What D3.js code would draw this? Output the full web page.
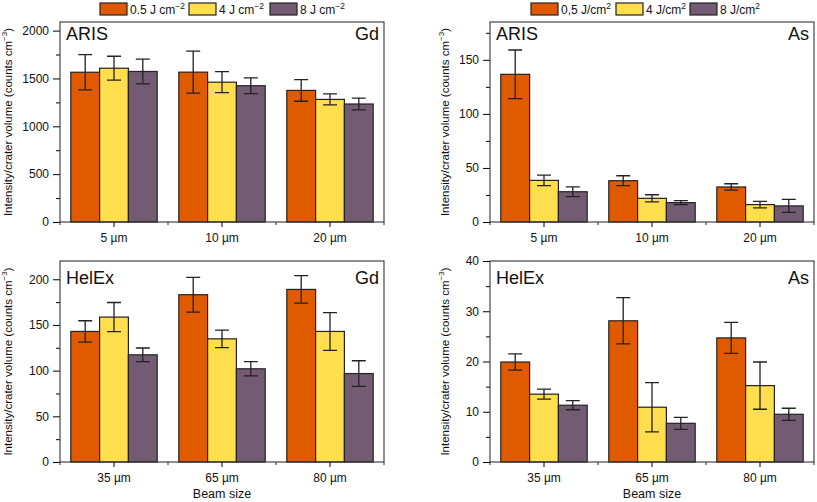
<!DOCTYPE html>
<html>
<head>
  <meta charset="utf-8">
  <title>Intensity per crater volume</title>
  <script src="https://d3js.org/d3.v7.min.js"></script>
  <style>
    body { margin: 0; background: #fff; }
    text { font-family: "Liberation Sans", Arial, sans-serif; fill: #111; }
  </style>
</head>
<body>
  <div id="container"></div>
  <script>
    // beam sizes and fluences
    var arisBeams = ['5 µm', '10 µm', '20 µm'];
    var helexBeams = ['35 µm', '65 µm', '80 µm'];
    var fluences = ['0.5', '4', '8'];
    var colours = ['#e05a00', '#ffdf4d', '#735b73'];

    // values per beam size, one entry per fluence
    var gdAris    = [[1565, 1607, 1573], [1566, 1461, 1424], [1375, 1281, 1233]];
    var gdArisErr = [[185, 125, 130], [220, 110, 83], [113, 58, 62]];
    var asAris    = [[136.6, 38.5, 28.0], [38.2, 21.9, 17.9], [32.4, 16.1, 14.9]];
    var asArisErr = [[22.5, 4.8, 4.5], [4.6, 3.3, 1.8], [3.0, 3.0, 6.0]];
    var gdHelex    = [[142.9, 158.6, 117.3], [183.1, 134.8, 102.0], [188.9, 142.9, 96.8]];
    var gdHelexErr = [[11.7, 16.0, 7.5], [19.0, 9.6, 7.8], [15.0, 20.7, 14.0]];
    var asHelex    = [[19.9, 13.5, 11.3], [28.1, 10.9, 7.7], [24.7, 15.2, 9.5]];
    var asHelexErr = [[1.6, 1.0, 0.9], [4.6, 4.9, 1.2], [3.1, 4.7, 1.2]];

    // y ticks
    var gdArisTicks = [0, 500, 1000, 1500, 2000];
    var asArisTicks = [0, 50, 100, 150];
    var gdHelexTicks = [0, 50, 100, 150, 200];
    var asHelexTicks = [0, 10, 20, 30, 40];

    var legendGd = [['0.5 J cm', '−2'], ['4 J cm', '−2'], ['8 J cm', '−2']];
    var legendAs = [['0,5 J/cm', '2'], ['4 J/cm', '2'], ['8 J/cm', '2']];

    var svg = d3.select('#container').append('svg')
      .attr('width', 817)
      .attr('height', 502);

    function supText(sel, base, sup, size) {
      sel.append('tspan').text(base);
      sel.append('tspan').attr('dy', -size * 0.4).style('font-size', (size * 0.7) + 'px').text(sup);
    }

    function drawPanel(p) {
      var g = svg.append('g').attr('transform', `translate(${p.x},${p.y})`);
      var x = d3.scaleBand().domain(p.cats).range([0, p.w]);
      var x1 = d3.scaleBand().domain(fluences).range([x.bandwidth() * 0.1, x.bandwidth() * 0.9]);
      var y = d3.scaleLinear().domain([0, p.max]).range([p.h, 0]);

      // minor y ticks (midpoints)
      var step = p.ticks[1] - p.ticks[0];
      var minor = d3.range(step / 2, p.max, step);
      g.append('g')
        .call(d3.axisLeft(y).tickValues(minor).tickSize(4).tickFormat(''))
        .call(a => a.select('.domain').remove());
      g.append('g')
        .call(d3.axisLeft(y).tickValues(p.ticks).tickSize(7).tickPadding(4).tickFormat(d3.format('d')))
        .call(a => a.select('.domain').remove())
        .selectAll('text').style('font-size', '12px');

      // x axis
      g.append('g')
        .attr('transform', `translate(0,${p.h})`)
        .call(d3.axisBottom(x).tickSize(5).tickPadding(6))
        .call(a => a.select('.domain').remove())
        .selectAll('text').style('font-size', '12px');
      var edges = p.cats.map(c => x(c)).concat([p.w]);
      g.selectAll('.xminor').data(edges).enter()
        .append('line')
        .attr('x1', d => d).attr('x2', d => d)
        .attr('y1', p.h).attr('y2', p.h + 3)
        .attr('stroke', '#222');

      // bars
      var groups = g.selectAll('.grp').data(p.cats).enter()
        .append('g')
        .attr('transform', d => `translate(${x(d)},0)`);
      groups.each(function(c, i) {
        var gg = d3.select(this);
        fluences.forEach(function(f, j) {
          var v = p.vals[i][j], e = p.errs[i][j];
          var cx = x1(f) + x1.bandwidth() / 2;
          gg.append('rect')
            .attr('x', x1(f))
            .attr('y', y(v))
            .attr('width', x1.bandwidth())
            .attr('height', p.h - y(v))
            .attr('fill', colours[j])
            .attr('stroke', '#222')
            .attr('stroke-width', 1.2);
          gg.append('path')
            .attr('d', `M ${cx - 7} ${y(v + e)} H ${cx + 7} M ${cx} ${y(v + e)} V ${y(v - e)} M ${cx - 7} ${y(v - e)} H ${cx + 7}`)
            .attr('stroke', '#222')
            .attr('stroke-width', 1.3)
            .attr('fill', 'none');
        });
      });

      // frame
      g.append('rect')
        .attr('width', p.w).attr('height', p.h)
        .attr('fill', 'none')
        .attr('stroke', '#333')
        .attr('stroke-width', 1.1);

      g.append('text')
        .attr('x', 6).attr('y', p.labY)
        .style('font-size', '18px')
        .text(p.method);
      g.append('text')
        .attr('x', p.w - 5).attr('y', p.labY)
        .attr('text-anchor', 'end')
        .style('font-size', '18px')
        .text(p.element);

      // y label
      var yl = svg.append('text')
        .attr('transform', `translate(${p.ylx},${p.y + p.h / 2}) rotate(-90)`)
        .attr('text-anchor', 'middle')
        .style('font-size', '11.5px');
      supText(yl, 'Intensity/crater volume (counts cm', '−3', 11.5);
      yl.append('tspan').attr('dy', 11.5 * 0.4).text(')');

      if (p.xlabel) {
        svg.append('text')
          .attr('x', p.x + p.w / 2).attr('y', 498)
          .attr('text-anchor', 'middle')
          .style('font-size', '12.5px')
          .text('Beam size');
      }
    }

    function drawLegend(items, xs, y0) {
      items.forEach(function(it, i) {
        svg.append('rect')
          .attr('x', xs[i]).attr('y', y0)
          .attr('width', 27).attr('height', 12)
          .attr('fill', colours[i])
          .attr('stroke', '#222')
          .attr('stroke-width', 1.2);
        var t = svg.append('text')
          .attr('x', xs[i] + 30).attr('y', y0 + 11)
          .style('font-size', '12px');
        supText(t, it[0], it[1], 12);
      });
    }

    drawLegend(legendGd, [100, 189, 270], 3);
    drawLegend(legendAs, [531, 616, 690], 3);

    drawPanel({x: 60, y: 22, w: 324, h: 200, max: 2090, ticks: gdArisTicks, cats: arisBeams,
      vals: gdAris, errs: gdArisErr, method: 'ARIS', element: 'Gd', labY: 18, ylx: 12});
    drawPanel({x: 490, y: 22, w: 324, h: 200, max: 185, ticks: asArisTicks, cats: arisBeams,
      vals: asAris, errs: asArisErr, method: 'ARIS', element: 'As', labY: 18, ylx: 449});
    drawPanel({x: 60, y: 261, w: 324, h: 201, max: 220, ticks: gdHelexTicks, cats: helexBeams,
      vals: gdHelex, errs: gdHelexErr, method: 'HelEx', element: 'Gd', labY: 23, ylx: 12, xlabel: true});
    drawPanel({x: 490, y: 261, w: 324, h: 201, max: 40, ticks: asHelexTicks, cats: helexBeams,
      vals: asHelex, errs: asHelexErr, method: 'HelEx', element: 'As', labY: 23, ylx: 449, xlabel: true});
  </script>
</body>
</html>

+ + + + + + +

▸ **Description of the task**:
Produce an exact copy of each line of data, skipping embedded images.

▸ **Written response**:
What D3.js code would draw this? Output the full web page.
<!DOCTYPE html>
<html>
<head>
  <meta charset="utf-8">
  <title>Intensity per crater volume</title>
  <script src="https://d3js.org/d3.v7.min.js"></script>
  <style>
    body { margin: 0; background: #fff; }
    text { font-family: "Liberation Sans", Arial, sans-serif; fill: #111; }
  </style>
</head>
<body>
  <div id="container"></div>
  <script>
    // beam sizes and fluences
    var arisBeams = ['5 µm', '10 µm', '20 µm'];
    var helexBeams = ['35 µm', '65 µm', '80 µm'];
    var fluences = ['0.5', '4', '8'];
    var colours = ['#e05a00', '#ffdf4d', '#735b73'];

    // values per beam size, one entry per fluence
    var gdAris    = [[1565, 1607, 1573], [1566, 1461, 1424], [1375, 1281, 1233]];
    var gdArisErr = [[185, 125, 130], [220, 110, 83], [113, 58, 62]];
    var asAris    = [[136.6, 38.5, 28.0], [38.2, 21.9, 17.9], [32.4, 16.1, 14.9]];
    var asArisErr = [[22.5, 4.8, 4.5], [4.6, 3.3, 1.8], [3.0, 3.0, 6.0]];
    var gdHelex    = [[142.9, 158.6, 117.3], [183.1, 134.8, 102.0], [188.9, 142.9, 96.8]];
    var gdHelexErr = [[11.7, 16.0, 7.5], [19.0, 9.6, 7.8], [15.0, 20.7, 14.0]];
    var asHelex    = [[19.9, 13.5, 11.3], [28.1, 10.9, 7.7], [24.7, 15.2, 9.5]];
    var asHelexErr = [[1.6, 1.0, 0.9], [4.6, 4.9, 1.2], [3.1, 4.7, 1.2]];

    // y ticks
    var gdArisTicks = [0, 500, 1000, 1500, 2000];
    var asArisTicks = [0, 50, 100, 150];
    var gdHelexTicks = [0, 50, 100, 150, 200];
    var asHelexTicks = [0, 10, 20, 30, 40];

    var legendGd = [['0.5 J cm', '−2'], ['4 J cm', '−2'], ['8 J cm', '−2']];
    var legendAs = [['0,5 J/cm', '2'], ['4 J/cm', '2'], ['8 J/cm', '2']];

    var svg = d3.select('#container').append('svg')
      .attr('width', 817)
      .attr('height', 502);

    function supText(sel, base, sup, size) {
      sel.append('tspan').text(base);
      sel.append('tspan').attr('dy', -size * 0.4).style('font-size', (size * 0.7) + 'px').text(sup);
    }

    function drawPanel(p) {
      var g = svg.append('g').attr('transform', `translate(${p.x},${p.y})`);
      var x = d3.scaleBand().domain(p.cats).range([0, p.w]);
      var x1 = d3.scaleBand().domain(fluences).range([x.bandwidth() * 0.1, x.bandwidth() * 0.9]);
      var y = d3.scaleLinear().domain([0, p.max]).range([p.h, 0]);

      // minor y ticks (midpoints)
      var step = p.ticks[1] - p.ticks[0];
      var minor = d3.range(step / 2, p.max, step);
      g.append('g')
        .call(d3.axisLeft(y).tickValues(minor).tickSize(4).tickFormat(''))
        .call(a => a.select('.domain').remove());
      g.append('g')
        .call(d3.axisLeft(y).tickValues(p.ticks).tickSize(7).tickPadding(4).tickFormat(d3.format('d')))
        .call(a => a.select('.domain').remove())
        .selectAll('text').style('font-size', '12px');

      // x axis
      g.append('g')
        .attr('transform', `translate(0,${p.h})`)
        .call(d3.axisBottom(x).tickSize(5).tickPadding(6))
        .call(a => a.select('.domain').remove())
        .selectAll('text').style('font-size', '12px');
      var edges = p.cats.map(c => x(c)).concat([p.w]);
      g.selectAll('.xminor').data(edges).enter()
        .append('line')
        .attr('x1', d => d).attr('x2', d => d)
        .attr('y1', p.h).attr('y2', p.h + 3)
        .attr('stroke', '#222');

      // bars
      var groups = g.selectAll('.grp').data(p.cats).enter()
        .append('g')
        .attr('transform', d => `translate(${x(d)},0)`);
      groups.each(function(c, i) {
        var gg = d3.select(this);
        fluences.forEach(function(f, j) {
          var v = p.vals[i][j], e = p.errs[i][j];
          var cx = x1(f) + x1.bandwidth() / 2;
          gg.append('rect')
            .attr('x', x1(f))
            .attr('y', y(v))
            .attr('width', x1.bandwidth())
            .attr('height', p.h - y(v))
            .attr('fill', colours[j])
            .attr('stroke', '#222')
            .attr('stroke-width', 1.2);
          gg.append('path')
            .attr('d', `M ${cx - 7} ${y(v + e)} H ${cx + 7} M ${cx} ${y(v + e)} V ${y(v - e)} M ${cx - 7} ${y(v - e)} H ${cx + 7}`)
            .attr('stroke', '#222')
            .attr('stroke-width', 1.3)
            .attr('fill', 'none');
        });
      });

      // frame
      g.append('rect')
        .attr('width', p.w).attr('height', p.h)
        .attr('fill', 'none')
        .attr('stroke', '#333')
        .attr('stroke-width', 1.1);

      g.append('text')
        .attr('x', 6).attr('y', p.labY)
        .style('font-size', '18px')
        .text(p.method);
      g.append('text')
        .attr('x', p.w - 5).attr('y', p.labY)
        .attr('text-anchor', 'end')
        .style('font-size', '18px')
        .text(p.element);

      // y label
      var yl = svg.append('text')
        .attr('transform', `translate(${p.ylx},${p.y + p.h / 2}) rotate(-90)`)
        .attr('text-anchor', 'middle')
        .style('font-size', '11.5px');
      supText(yl, 'Intensity/crater volume (counts cm', '−3', 11.5);
      yl.append('tspan').attr('dy', 11.5 * 0.4).text(')');

      if (p.xlabel) {
        svg.append('text')
          .attr('x', p.x + p.w / 2).attr('y', 498)
          .attr('text-anchor', 'middle')
          .style('font-size', '12.5px')
          .text('Beam size');
      }
    }

    function drawLegend(items, xs, y0) {
      items.forEach(function(it, i) {
        svg.append('rect')
          .attr('x', xs[i]).attr('y', y0)
          .attr('width', 27).attr('height', 12)
          .attr('fill', colours[i])
          .attr('stroke', '#222')
          .attr('stroke-width', 1.2);
        var t = svg.append('text')
          .attr('x', xs[i] + 30).attr('y', y0 + 11)
          .style('font-size', '12px');
        supText(t, it[0], it[1], 12);
      });
    }

    drawLegend(legendGd, [100, 189, 270], 3);
    drawLegend(legendAs, [531, 616, 690], 3);

    drawPanel({x: 60, y: 22, w: 324, h: 200, max: 2090, ticks: gdArisTicks, cats: arisBeams,
      vals: gdAris, errs: gdArisErr, method: 'ARIS', element: 'Gd', labY: 18, ylx: 12});
    drawPanel({x: 490, y: 22, w: 324, h: 200, max: 185, ticks: asArisTicks, cats: arisBeams,
      vals: asAris, errs: asArisErr, method: 'ARIS', element: 'As', labY: 18, ylx: 449});
    drawPanel({x: 60, y: 261, w: 324, h: 201, max: 220, ticks: gdHelexTicks, cats: helexBeams,
      vals: gdHelex, errs: gdHelexErr, method: 'HelEx', element: 'Gd', labY: 23, ylx: 12, xlabel: true});
    drawPanel({x: 490, y: 261, w: 324, h: 201, max: 40, ticks: asHelexTicks, cats: helexBeams,
      vals: asHelex, errs: asHelexErr, method: 'HelEx', element: 'As', labY: 23, ylx: 449, xlabel: true});
  </script>
</body>
</html>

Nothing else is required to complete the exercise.